"Marriage was designed by God to honor Him. Our union and our loving one
another, is a statement to the next generation of what love looks like and
what two people who keep their promise to one another looks like. We have
a generation of young people today who desperately need to look into the
eyes of their mom and dad and see them loving one another, committed to
one another, and honoring God in their relationship. And you do that one
step at a time, one day at a time over a lifetime. That's what covenant-
keeping love looks like in a marriage relationship." - Dennis Rainey
This is the picture God wants every Christian couple to model for their
children. And, while we all start out with the "best of intentions" to
have our marriages reflect that picture of a God-centered relationship to
our children, things can and will "happen" that can distort or ruin that picture.
This week we're going to share some comments from author and marriage
counselor, Dr. Gary Chapman, as he talks about a common problem in
marriage that all of us who are parents (especially of very young
children) need to be aware of because if you follow his advice and counsel
it could save your marriage. (While we don't know the origination of the
source, we do know it comes from Dr. Chapman.) He writes:
"For over 30 years, I have been sitting in the counseling office listening
to couples pour out their pain. For me, nothing has been sadder than those
couples that haven't focused on parenting their children while neglecting
their marriages. They were deluded into thinking that the best thing they
could do was to seek to meet the children's needs. Yet, they failed to
recognize that when they didn't meet each other's needs, they were setting
the worst examples for their children.
"My wife and I learned early on that we had to focus on each other if we
were to become good parents. We had serious struggles in the early years
of our marriage, before the children came. When they arrived, we knew that
we couldn't let them come between us. We love our children devotedly, but
more than anything, we wanted to have the kind of marriage that would
serve as an example for them. I remember how hard we worked to get the
children to bed early so we could have time together.
"Karolyn chose to be a 'stay-at-home-mom,' and we agreed to live on less
so we could have time for marriage and parenting. I'm not suggesting it
was easy. I am saying that we have no regrets. The children are now gone,
and we are still together - loving, learning, and growing.
"I'm convinced that one of the best things any of us can do for our
children is to provide them a strong marital model. Children need to know
that their parents love not only them, but also each other. The child's
sense of security grows as he/she sees parents loving each other. To put
your marriage on hold for 18 or more years while you raise the children is
not only detrimental to the marriage, it is devastating to the children.

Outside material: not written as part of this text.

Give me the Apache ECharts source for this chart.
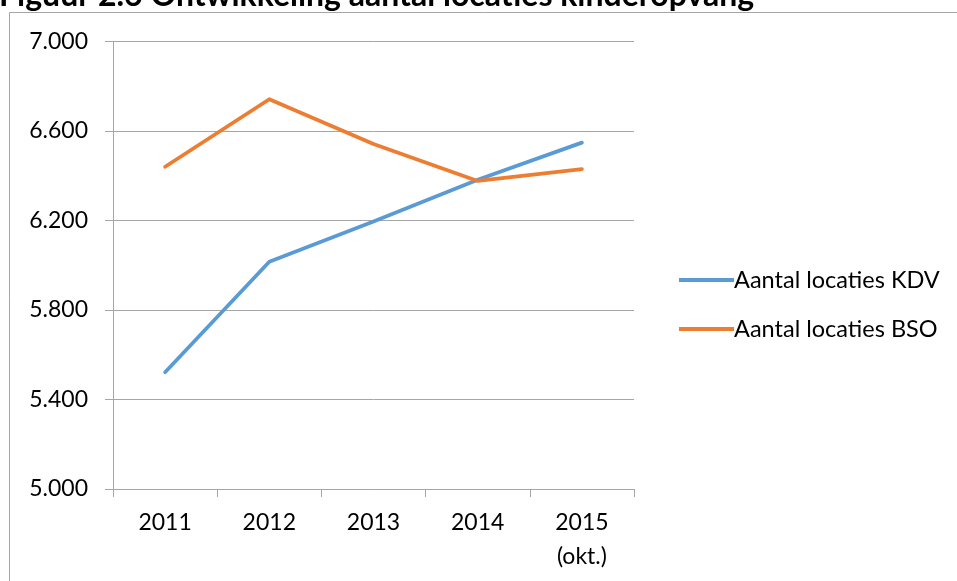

"We must learn to 'childproof' our marriages during those parenting years,
or we will soon learn that the marriage withers and dies. When the
parental team breaks down and begins to disintegrate, the children become
the biggest losers. They lose their family unit, which is where they build
their sense of security. When children don't feel secure, their whole
world seems to unravel. No amount of baseball, piano lessons, or toys can
make up for that kind of loss.
"As a matter of fact, recent research has shown that when the family unit
falls apart, so do the children. Children from broken homes show a higher
-- Academic problems
-- Dropping out of school
-- Teen pregnancy
-- Alcohol and drug use/abuse
-- Running away
-- Emotional and behavioral problems
-- Poverty as an adult
"And that's just to name a few. So, if you're thinking that you're doing
the best for your child when you put your spouse behind them in priority
and your children as number one, you're sorely mistaken. Although children
obviously require our time and attention (and money, too), they do not
require ALL our time or attention (or money).
"If we hope to influence the next generation, we must experience a change
of focus. Of course we're interested in protecting our children from all
those things I just listed, and the best way to do that is to help
marriages stay together."
Are you modeling a good marriage for your children to observe and emulate?
While you can't control your spouse's actions, you do control yours. Is
the way in which you are relating to your spouse distracting your children
and others from seeing Christ? Are you revealing and reflecting the love
of Christ in the way you talk and through your actions?
Please know that, "the marriage relationship is one man and one woman in a
unique lifetime covenant commitment where they glorify God, enjoy the
companionship that is provided by marriage, and raise godly offspring -
that's God's intent and purpose for marriage. I want to emphasize that
your children first see how to love by watching you and your spouse relate
to one another - that's part of your legacy." (Dennis Rainey)
That's something to think and pray about this week. Are you modeling a
good marriage for your children to observe and emulate?